Jennifer Bartlett - House
American, b.1941
House, 2003
Portfolio of 25 screenprints, 14 x 14 inches
Edition 31/45
Brand X Projects

Alumni Gift

Jennifer Bartlett is an internationally recognized painter and printmaker. Born and raised in California, Bartlett studied painting at Mills College in Oakland, California; and received her MFA from Yale. Bartlett moved to New York City, where for several years during the 1970s she taught at the School of Visual Arts. Her early style, rooted in Abstract Expressionism, soon gave way to grid-based compositions reminiscent of Minimalist and Conceptualist art. The artist, already noted for her subversive interpretations of these movements, made her mark on the New York art world in 1976, when she exhibited her first major piece, a monumental assemblage of 988 twelve by twelve inch painted steel plates entitled Rhapsody. When displayed, "Rhapsody" fills 153 running feet of wall space and reads like a piece of music or poem in a carefully planned rhythm and repetition of images.

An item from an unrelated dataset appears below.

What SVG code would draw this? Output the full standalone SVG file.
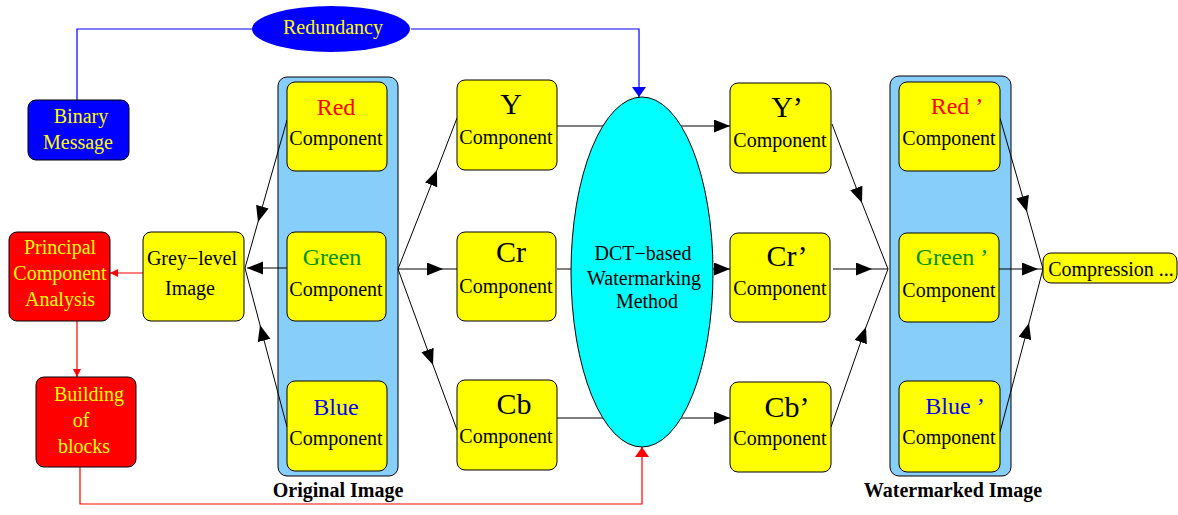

Her early work, which was strictly limited to grids, graphs, and dots, evolved to include an expanded view of the possibilities of classifying and cataloging. By the late 1970s, figurative elements began to appear regularly in Bartlett's work. The artist's grid format became largely subsumed by expressive new landscape compositions, and during the early 1980s she commenced a series of lush images of pools and gardens. In recent years, she has returned to the grids and Abstract Expressionist elements of her early career while maintaining the intense, subjective quality of her work of the 1980s and 1990s. Recently she has created a set of works linked by the image of a square and triangle immediately identifiable as a house.